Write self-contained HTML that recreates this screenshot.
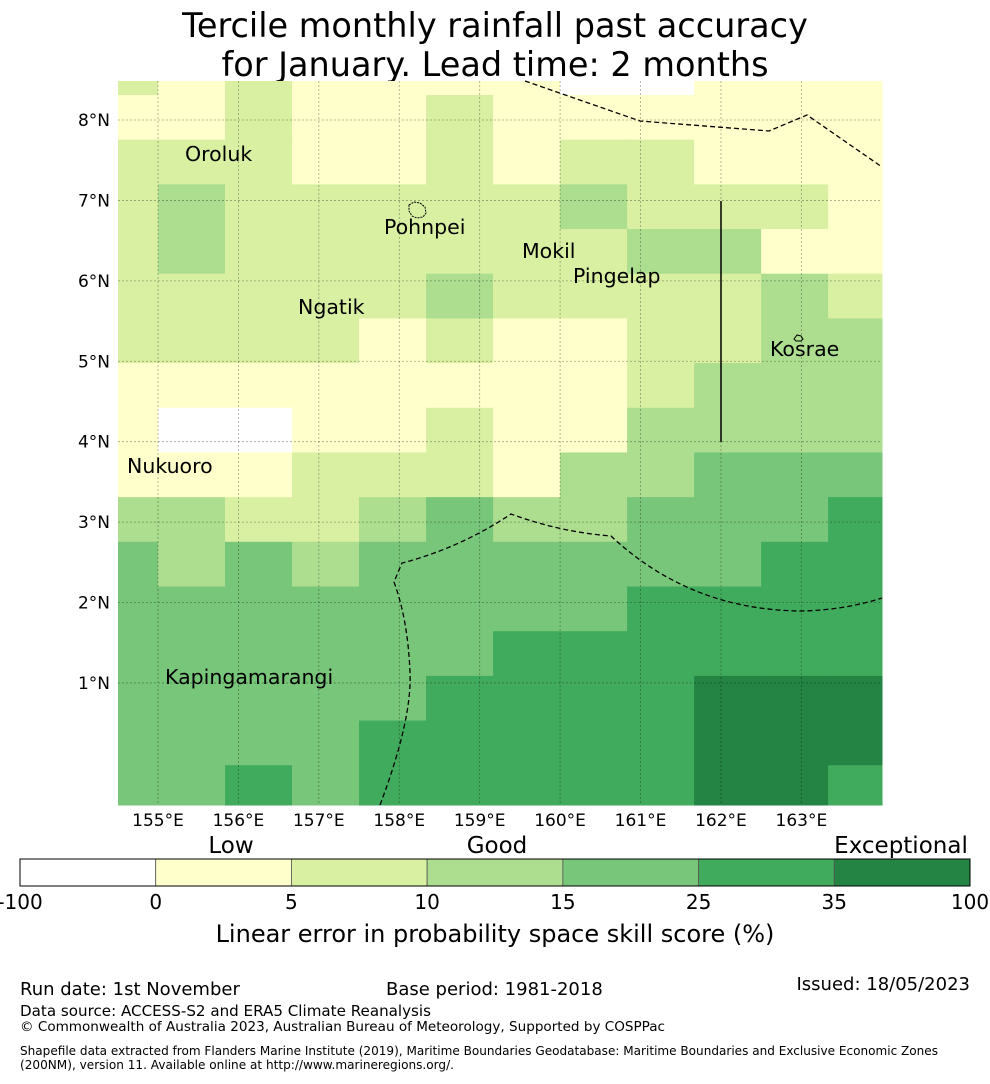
<!DOCTYPE html>
<html><head><meta charset="utf-8"><style>
html,body{margin:0;padding:0;background:#fff;}
body{width:990px;height:1080px;overflow:hidden;font-family:"DejaVu Sans","Liberation Sans",sans-serif;}
svg text{font-family:"DejaVu Sans","Liberation Sans",sans-serif;}
</style></head><body>
<svg id="chart" width="990" height="1080" xmlns="http://www.w3.org/2000/svg">
<text x="495" y="37" font-size="33.5" text-anchor="middle">Tercile monthly rainfall past accuracy</text>
<text x="495" y="76" font-size="33.5" text-anchor="middle">for January. Lead time: 2 months</text>
<g id="cells"></g>
<g id="grid"></g>
<g id="overlay">
<line x1="721" y1="201" x2="721" y2="442" stroke="#000" stroke-width="1.5"/>
<polyline points="525,81 640,121 769,131 807,115 882,167" fill="none" stroke="#000" stroke-width="1.3" stroke-dasharray="5,3"/>
<path d="M380,805 Q412,720 410,673 Q408,620 394,582 L402,563 Q460,548 511,514 Q560,532 611,536 Q690,610 801,611 Q845,610 882,598" fill="none" stroke="#000" stroke-width="1.3" stroke-dasharray="5,3"/>
<path d="M409,205 l5,-3 l6,1 l5,4 l1,6 l-3,4 l-6,1 l-5,-2 l-3,-5z" fill="none" stroke="#000" stroke-width="1" stroke-dasharray="2,1"/>
<path d="M794,339 l3,-4 l4,1 l2,3 l-2,2 l-5,0z" fill="none" stroke="#000" stroke-width="1"/>
</g>
<g font-size="20.5" fill="#000">
<text x="185" y="161">Oroluk</text>
<text x="384" y="234">Pohnpei</text>
<text x="522" y="258">Mokil</text>
<text x="573" y="283">Pingelap</text>
<text x="298" y="314">Ngatik</text>
<text x="770" y="356">Kosrae</text>
<text x="127" y="473">Nukuoro</text>
<text x="165" y="684">Kapingamarangi</text>
</g>
<g id="axes"></g>
<g id="cbar"></g>
<text x="231" y="853" font-size="23" text-anchor="middle">Low</text>
<text x="497" y="853" font-size="23" text-anchor="middle">Good</text>
<text x="901" y="853" font-size="23" text-anchor="middle">Exceptional</text>
<text x="495" y="942" font-size="24" text-anchor="middle">Linear error in probability space skill score (%)</text>
<text x="20" y="995" font-size="18">Run date: 1st November</text>
<text x="386" y="995" font-size="18">Base period: 1981-2018</text>
<text x="970" y="990" font-size="18" text-anchor="end">Issued: 18/05/2023</text>
<text x="20" y="1016" font-size="14.7" textLength="411" lengthAdjust="spacingAndGlyphs">Data source: ACCESS-S2 and ERA5 Climate Reanalysis</text>
<text x="20" y="1031" font-size="13" textLength="645" lengthAdjust="spacingAndGlyphs">© Commonwealth of Australia 2023, Australian Bureau of Meteorology, Supported by COSPPac</text>
<text x="20" y="1055" font-size="12" textLength="918" lengthAdjust="spacingAndGlyphs">Shapefile data extracted from Flanders Marine Institute (2019), Maritime Boundaries Geodatabase: Maritime Boundaries and Exclusive Economic Zones</text>
<text x="20" y="1069" font-size="12" textLength="434" lengthAdjust="spacingAndGlyphs">(200NM), version 11. Available online at http://www.marineregions.org/.</text>
</svg>
<script>
const binEdges=[-100,0,5,10,15,25,35,100];
const binColors=["#ffffff","#ffffcc","#d9f0a3","#addd8e","#78c679","#41ab5d","#238443"];
const lonTicks=[155,156,157,158,159,160,161,162,163];
const latTicks=[1,2,3,4,5,6,7,8];
// skill scores (%), rows from north (top) to south, columns west to east
const skillRows=[
[7,2,7,2,2,2,2,-5,-5,2,2,2],
[2,2,7,2,2,7,2,2,2,2,2,2],
[7,7,7,2,2,7,2,7,7,2,2,2],
[7,12,7,7,7,7,7,12,7,7,7,2],
[7,12,7,7,7,7,7,7,12,12,2,2],
[7,7,7,7,7,12,7,7,7,7,12,7],
[7,7,7,7,2,7,2,2,7,7,12,12],
[2,2,2,2,2,2,2,2,7,12,12,12],
[2,-5,-5,2,2,7,2,2,12,12,12,12],
[2,2,2,7,7,7,2,12,12,20,20,20],
[12,12,7,7,12,20,12,12,20,20,20,30],
[20,12,20,12,20,20,20,20,20,20,30,30],
[20,20,20,20,20,20,20,20,30,30,30,30],
[20,20,20,20,20,20,30,30,30,30,30,30],
[20,20,20,20,20,30,30,30,30,50,50,50],
[20,20,20,20,30,30,30,30,30,50,50,50],
[20,20,30,20,30,30,30,30,30,50,50,30]];
const NS="http://www.w3.org/2000/svg";
const X0=118,X1=882,Y0=81,Y1=805;
function xLon(l){return 158+(l-155)*80.42;}
function yLat(l){return 120+(8-l)*80.42;}
const lonW=155-(158-X0)/80.42, lonE=lonW+(X1-X0)/80.42;
const latN=8+(120-Y0)/80.42;
const colDeg=0.8333,rowDeg=0.5556;
function colorFor(v){for(let i=0;i<binColors.length;i++){if(v<binEdges[i+1])return binColors[i];}return binColors[binColors.length-1];}
const cells=document.getElementById('cells');
const colEdgeLon=[lonW];for(let c=1;c<=12;c++)colEdgeLon.push(155+(c-1)*colDeg);
const rowEdgeLat=[latN];for(let r=1;r<=17;r++)rowEdgeLat.push(8+(120-95)/80.42-(r-1)*rowDeg);
function el(t,a){const e=document.createElementNS(NS,t);for(const k in a)e.setAttribute(k,a[k]);return e;}
skillRows.forEach((row,r)=>{row.forEach((v,c)=>{
  const x1=Math.max(X0,xLon(colEdgeLon[c])),x2=Math.min(X1,xLon(Math.min(colEdgeLon[c+1],lonE)));
  const y1=Math.max(Y0,yLat(rowEdgeLat[r])),y2=Math.min(Y1,r===16?Y1:yLat(rowEdgeLat[r+1]));
  const rc=el('rect',{x:x1,y:y1,width:Math.max(0,x2-x1+0.5),height:Math.max(0,y2-y1+0.5),fill:colorFor(v)});
  
  
  cells.appendChild(rc);
});});
const grid=document.getElementById('grid'),axes=document.getElementById('axes');
lonTicks.forEach(l=>{
  const x=xLon(l);
  const g=el('line',{x1:x,y1:Y0,x2:x,y2:Y1,stroke:'#000','stroke-opacity':0.35,'stroke-width':0.8,'stroke-dasharray':'2,2'});
  
  
  grid.appendChild(g);
  const t=el('text',{x:x,y:826,'font-size':17,'text-anchor':'middle'});t.textContent=l+'°E';
  
  
  axes.appendChild(t);
});
latTicks.forEach(l=>{
  const y=yLat(l);
  const g=el('line',{x1:X0,y1:y,x2:X1,y2:y,stroke:'#000','stroke-opacity':0.35,'stroke-width':0.8,'stroke-dasharray':'2,2'});
  
  
  grid.appendChild(g);
  const t=el('text',{x:110,y:y+6,'font-size':17,'text-anchor':'end'});t.textContent=l+'°N';
  
  
  axes.appendChild(t);
});
const cb=document.getElementById('cbar');const cbX=20,cbW=950,segW=cbW/binColors.length;
binColors.forEach((c,i)=>{
  const r=el('rect',{x:cbX+i*segW,y:859,width:segW,height:27,fill:c,stroke:'#555','stroke-width':0.8});
  
  
  cb.appendChild(r);
});
const fr=el('rect',{x:cbX,y:859,width:cbW,height:27,fill:'none',stroke:'#000','stroke-width':1});


cb.appendChild(fr);
binEdges.forEach((v,i)=>{
  const x=cbX+i*segW;
  const t=el('text',{x:x,y:909,'font-size':20,'text-anchor':'middle'});t.textContent=v;
  
  
  cb.appendChild(t);
});
</script>
</body></html>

▶ _GOAL OF THE EXERCISE_: Reproduce all of the data exactly, omitting each picture it holds.

▶ _RESULT OF THE TASK_:
Write self-contained HTML that recreates this screenshot.
<!DOCTYPE html>
<html><head><meta charset="utf-8"><style>
html,body{margin:0;padding:0;background:#fff;}
body{width:990px;height:1080px;overflow:hidden;font-family:"DejaVu Sans","Liberation Sans",sans-serif;}
svg text{font-family:"DejaVu Sans","Liberation Sans",sans-serif;}
</style></head><body>
<svg id="chart" width="990" height="1080" xmlns="http://www.w3.org/2000/svg">
<text x="495" y="37" font-size="33.5" text-anchor="middle">Tercile monthly rainfall past accuracy</text>
<text x="495" y="76" font-size="33.5" text-anchor="middle">for January. Lead time: 2 months</text>
<g id="cells"></g>
<g id="grid"></g>
<g id="overlay">
<line x1="721" y1="201" x2="721" y2="442" stroke="#000" stroke-width="1.5"/>
<polyline points="525,81 640,121 769,131 807,115 882,167" fill="none" stroke="#000" stroke-width="1.3" stroke-dasharray="5,3"/>
<path d="M380,805 Q412,720 410,673 Q408,620 394,582 L402,563 Q460,548 511,514 Q560,532 611,536 Q690,610 801,611 Q845,610 882,598" fill="none" stroke="#000" stroke-width="1.3" stroke-dasharray="5,3"/>
<path d="M409,205 l5,-3 l6,1 l5,4 l1,6 l-3,4 l-6,1 l-5,-2 l-3,-5z" fill="none" stroke="#000" stroke-width="1" stroke-dasharray="2,1"/>
<path d="M794,339 l3,-4 l4,1 l2,3 l-2,2 l-5,0z" fill="none" stroke="#000" stroke-width="1"/>
</g>
<g font-size="20.5" fill="#000">
<text x="185" y="161">Oroluk</text>
<text x="384" y="234">Pohnpei</text>
<text x="522" y="258">Mokil</text>
<text x="573" y="283">Pingelap</text>
<text x="298" y="314">Ngatik</text>
<text x="770" y="356">Kosrae</text>
<text x="127" y="473">Nukuoro</text>
<text x="165" y="684">Kapingamarangi</text>
</g>
<g id="axes"></g>
<g id="cbar"></g>
<text x="231" y="853" font-size="23" text-anchor="middle">Low</text>
<text x="497" y="853" font-size="23" text-anchor="middle">Good</text>
<text x="901" y="853" font-size="23" text-anchor="middle">Exceptional</text>
<text x="495" y="942" font-size="24" text-anchor="middle">Linear error in probability space skill score (%)</text>
<text x="20" y="995" font-size="18">Run date: 1st November</text>
<text x="386" y="995" font-size="18">Base period: 1981-2018</text>
<text x="970" y="990" font-size="18" text-anchor="end">Issued: 18/05/2023</text>
<text x="20" y="1016" font-size="14.7" textLength="411" lengthAdjust="spacingAndGlyphs">Data source: ACCESS-S2 and ERA5 Climate Reanalysis</text>
<text x="20" y="1031" font-size="13" textLength="645" lengthAdjust="spacingAndGlyphs">© Commonwealth of Australia 2023, Australian Bureau of Meteorology, Supported by COSPPac</text>
<text x="20" y="1055" font-size="12" textLength="918" lengthAdjust="spacingAndGlyphs">Shapefile data extracted from Flanders Marine Institute (2019), Maritime Boundaries Geodatabase: Maritime Boundaries and Exclusive Economic Zones</text>
<text x="20" y="1069" font-size="12" textLength="434" lengthAdjust="spacingAndGlyphs">(200NM), version 11. Available online at http://www.marineregions.org/.</text>
</svg>
<script>
const binEdges=[-100,0,5,10,15,25,35,100];
const binColors=["#ffffff","#ffffcc","#d9f0a3","#addd8e","#78c679","#41ab5d","#238443"];
const lonTicks=[155,156,157,158,159,160,161,162,163];
const latTicks=[1,2,3,4,5,6,7,8];
// skill scores (%), rows from north (top) to south, columns west to east
const skillRows=[
[7,2,7,2,2,2,2,-5,-5,2,2,2],
[2,2,7,2,2,7,2,2,2,2,2,2],
[7,7,7,2,2,7,2,7,7,2,2,2],
[7,12,7,7,7,7,7,12,7,7,7,2],
[7,12,7,7,7,7,7,7,12,12,2,2],
[7,7,7,7,7,12,7,7,7,7,12,7],
[7,7,7,7,2,7,2,2,7,7,12,12],
[2,2,2,2,2,2,2,2,7,12,12,12],
[2,-5,-5,2,2,7,2,2,12,12,12,12],
[2,2,2,7,7,7,2,12,12,20,20,20],
[12,12,7,7,12,20,12,12,20,20,20,30],
[20,12,20,12,20,20,20,20,20,20,30,30],
[20,20,20,20,20,20,20,20,30,30,30,30],
[20,20,20,20,20,20,30,30,30,30,30,30],
[20,20,20,20,20,30,30,30,30,50,50,50],
[20,20,20,20,30,30,30,30,30,50,50,50],
[20,20,30,20,30,30,30,30,30,50,50,30]];
const NS="http://www.w3.org/2000/svg";
const X0=118,X1=882,Y0=81,Y1=805;
function xLon(l){return 158+(l-155)*80.42;}
function yLat(l){return 120+(8-l)*80.42;}
const lonW=155-(158-X0)/80.42, lonE=lonW+(X1-X0)/80.42;
const latN=8+(120-Y0)/80.42;
const colDeg=0.8333,rowDeg=0.5556;
function colorFor(v){for(let i=0;i<binColors.length;i++){if(v<binEdges[i+1])return binColors[i];}return binColors[binColors.length-1];}
const cells=document.getElementById('cells');
const colEdgeLon=[lonW];for(let c=1;c<=12;c++)colEdgeLon.push(155+(c-1)*colDeg);
const rowEdgeLat=[latN];for(let r=1;r<=17;r++)rowEdgeLat.push(8+(120-95)/80.42-(r-1)*rowDeg);
function el(t,a){const e=document.createElementNS(NS,t);for(const k in a)e.setAttribute(k,a[k]);return e;}
skillRows.forEach((row,r)=>{row.forEach((v,c)=>{
  const x1=Math.max(X0,xLon(colEdgeLon[c])),x2=Math.min(X1,xLon(Math.min(colEdgeLon[c+1],lonE)));
  const y1=Math.max(Y0,yLat(rowEdgeLat[r])),y2=Math.min(Y1,r===16?Y1:yLat(rowEdgeLat[r+1]));
  const rc=el('rect',{x:x1,y:y1,width:Math.max(0,x2-x1+0.5),height:Math.max(0,y2-y1+0.5),fill:colorFor(v)});
  
  
  cells.appendChild(rc);
});});
const grid=document.getElementById('grid'),axes=document.getElementById('axes');
lonTicks.forEach(l=>{
  const x=xLon(l);
  const g=el('line',{x1:x,y1:Y0,x2:x,y2:Y1,stroke:'#000','stroke-opacity':0.35,'stroke-width':0.8,'stroke-dasharray':'2,2'});
  
  
  grid.appendChild(g);
  const t=el('text',{x:x,y:826,'font-size':17,'text-anchor':'middle'});t.textContent=l+'°E';
  
  
  axes.appendChild(t);
});
latTicks.forEach(l=>{
  const y=yLat(l);
  const g=el('line',{x1:X0,y1:y,x2:X1,y2:y,stroke:'#000','stroke-opacity':0.35,'stroke-width':0.8,'stroke-dasharray':'2,2'});
  
  
  grid.appendChild(g);
  const t=el('text',{x:110,y:y+6,'font-size':17,'text-anchor':'end'});t.textContent=l+'°N';
  
  
  axes.appendChild(t);
});
const cb=document.getElementById('cbar');const cbX=20,cbW=950,segW=cbW/binColors.length;
binColors.forEach((c,i)=>{
  const r=el('rect',{x:cbX+i*segW,y:859,width:segW,height:27,fill:c,stroke:'#555','stroke-width':0.8});
  
  
  cb.appendChild(r);
});
const fr=el('rect',{x:cbX,y:859,width:cbW,height:27,fill:'none',stroke:'#000','stroke-width':1});


cb.appendChild(fr);
binEdges.forEach((v,i)=>{
  const x=cbX+i*segW;
  const t=el('text',{x:x,y:909,'font-size':20,'text-anchor':'middle'});t.textContent=v;
  
  
  cb.appendChild(t);
});
</script>
</body></html>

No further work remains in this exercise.